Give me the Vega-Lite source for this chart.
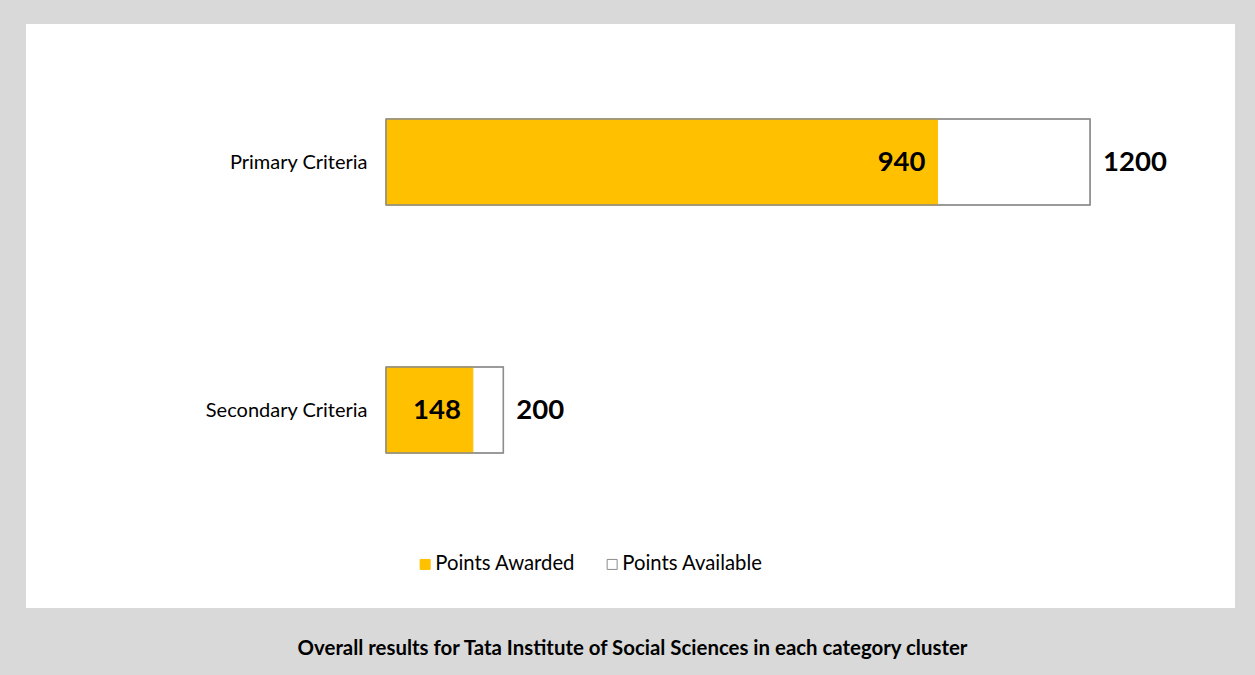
{
  "$schema": "https://vega.github.io/schema/vega-lite/v6.json",
  "width": 1209,
  "height": 584,
  "autosize": {"type": "none"},
  "padding": {"left": 26, "top": 24, "right": 20, "bottom": 67},
  "background": "#d9d9d9",
  "view": {"fill": "white", "stroke": null},
  "title": {
    "text": "Overall results for Tata Institute of Social Sciences in each category cluster",
    "orient": "bottom",
    "anchor": "middle",
    "offset": 31,
    "dx": 2,
    "font": "Lato",
    "fontSize": 20.4,
    "fontWeight": "bold",
    "color": "#000000"
  },
  "data": {
    "values": [
      {"criteria": "Primary Criteria", "awarded": 940, "available": 1200},
      {"criteria": "Secondary Criteria", "awarded": 148, "available": 200}
    ]
  },
  "encoding": {
    "y": {
      "field": "criteria",
      "type": "nominal",
      "sort": null,
      "title": null,
      "scale": {"paddingInner": 0.653, "paddingOuter": 0.504, "align": 0.38},
      "axis": {
        "offset": -360,
        "domain": false,
        "ticks": false,
        "labelPadding": 19,
        "labelFont": "Lato",
        "labelFontSize": 20,
        "labelColor": "#000000",
        "labelBaseline": "middle",
        "labelOffset": 1
      }
    }
  },
  "layer": [
    {
      "mark": {"type": "bar", "strokeWidth": 1},
      "encoding": {
        "x": {
          "field": "available",
          "type": "quantitative",
          "axis": null,
          "scale": {"domain": [-613.6, 1447], "zero": false, "nice": false}
        },
        "color": {
          "datum": "Points Available",
          "scale": {"domain": ["Points Awarded", "Points Available"], "range": ["#ffc000", "#ffffff"]}
        },
        "stroke": {
          "datum": "Points Available",
          "scale": {"domain": ["Points Awarded", "Points Available"], "range": ["#ffc000", "#8c8c8c"]}
        }
      }
    },
    {
      "mark": {"type": "bar", "strokeWidth": 1},
      "encoding": {
        "x": {"field": "awarded", "type": "quantitative"},
        "color": {"datum": "Points Awarded"},
        "stroke": {"datum": "Points Awarded"}
      }
    },
    {
      "mark": {"type": "bar", "fillOpacity": 0, "stroke": "#8c8c8c", "strokeWidth": 1.5},
      "encoding": {
        "x": {"field": "available", "type": "quantitative"}
      }
    },
    {
      "mark": {"type": "text", "align": "right", "baseline": "middle", "dx": -12, "dy": 1, "font": "Lato", "fontSize": 27.5, "fontWeight": "bold", "color": "#000000"},
      "encoding": {
        "x": {"field": "awarded", "type": "quantitative"},
        "text": {"field": "awarded", "type": "quantitative"}
      }
    },
    {
      "mark": {"type": "text", "align": "left", "baseline": "middle", "dx": 13, "dy": 1, "font": "Lato", "fontSize": 27.5, "fontWeight": "bold", "color": "#000000"},
      "encoding": {
        "x": {"field": "available", "type": "quantitative"},
        "text": {"field": "available", "type": "quantitative"}
      }
    }
  ],
  "resolve": {"scale": {"x": "shared"}},
  "config": {
    "legend": {
      "orient": "none",
      "legendX": 389,
      "legendY": 530,
      "direction": "horizontal",
      "title": null,
      "symbolType": "square",
      "symbolSize": 100,
      "symbolStrokeWidth": 1,
      "labelFont": "Lato",
      "labelFontSize": 20.3,
      "labelColor": "#000000",
      "labelOffset": 0,
      "columnPadding": 26
    }
  }
}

^^^^^^^^^^^^^^^^

■ **WHAT IS ASKED**
Copy out the whole listing exactly, and don't carry over any pictures.

■ **CORRECT ANSWER**
Give me the Vega-Lite source for this chart.
{
  "$schema": "https://vega.github.io/schema/vega-lite/v6.json",
  "width": 1209,
  "height": 584,
  "autosize": {"type": "none"},
  "padding": {"left": 26, "top": 24, "right": 20, "bottom": 67},
  "background": "#d9d9d9",
  "view": {"fill": "white", "stroke": null},
  "title": {
    "text": "Overall results for Tata Institute of Social Sciences in each category cluster",
    "orient": "bottom",
    "anchor": "middle",
    "offset": 31,
    "dx": 2,
    "font": "Lato",
    "fontSize": 20.4,
    "fontWeight": "bold",
    "color": "#000000"
  },
  "data": {
    "values": [
      {"criteria": "Primary Criteria", "awarded": 940, "available": 1200},
      {"criteria": "Secondary Criteria", "awarded": 148, "available": 200}
    ]
  },
  "encoding": {
    "y": {
      "field": "criteria",
      "type": "nominal",
      "sort": null,
      "title": null,
      "scale": {"paddingInner": 0.653, "paddingOuter": 0.504, "align": 0.38},
      "axis": {
        "offset": -360,
        "domain": false,
        "ticks": false,
        "labelPadding": 19,
        "labelFont": "Lato",
        "labelFontSize": 20,
        "labelColor": "#000000",
        "labelBaseline": "middle",
        "labelOffset": 1
      }
    }
  },
  "layer": [
    {
      "mark": {"type": "bar", "strokeWidth": 1},
      "encoding": {
        "x": {
          "field": "available",
          "type": "quantitative",
          "axis": null,
          "scale": {"domain": [-613.6, 1447], "zero": false, "nice": false}
        },
        "color": {
          "datum": "Points Available",
          "scale": {"domain": ["Points Awarded", "Points Available"], "range": ["#ffc000", "#ffffff"]}
        },
        "stroke": {
          "datum": "Points Available",
          "scale": {"domain": ["Points Awarded", "Points Available"], "range": ["#ffc000", "#8c8c8c"]}
        }
      }
    },
    {
      "mark": {"type": "bar", "strokeWidth": 1},
      "encoding": {
        "x": {"field": "awarded", "type": "quantitative"},
        "color": {"datum": "Points Awarded"},
        "stroke": {"datum": "Points Awarded"}
      }
    },
    {
      "mark": {"type": "bar", "fillOpacity": 0, "stroke": "#8c8c8c", "strokeWidth": 1.5},
      "encoding": {
        "x": {"field": "available", "type": "quantitative"}
      }
    },
    {
      "mark": {"type": "text", "align": "right", "baseline": "middle", "dx": -12, "dy": 1, "font": "Lato", "fontSize": 27.5, "fontWeight": "bold", "color": "#000000"},
      "encoding": {
        "x": {"field": "awarded", "type": "quantitative"},
        "text": {"field": "awarded", "type": "quantitative"}
      }
    },
    {
      "mark": {"type": "text", "align": "left", "baseline": "middle", "dx": 13, "dy": 1, "font": "Lato", "fontSize": 27.5, "fontWeight": "bold", "color": "#000000"},
      "encoding": {
        "x": {"field": "available", "type": "quantitative"},
        "text": {"field": "available", "type": "quantitative"}
      }
    }
  ],
  "resolve": {"scale": {"x": "shared"}},
  "config": {
    "legend": {
      "orient": "none",
      "legendX": 389,
      "legendY": 530,
      "direction": "horizontal",
      "title": null,
      "symbolType": "square",
      "symbolSize": 100,
      "symbolStrokeWidth": 1,
      "labelFont": "Lato",
      "labelFontSize": 20.3,
      "labelColor": "#000000",
      "labelOffset": 0,
      "columnPadding": 26
    }
  }
}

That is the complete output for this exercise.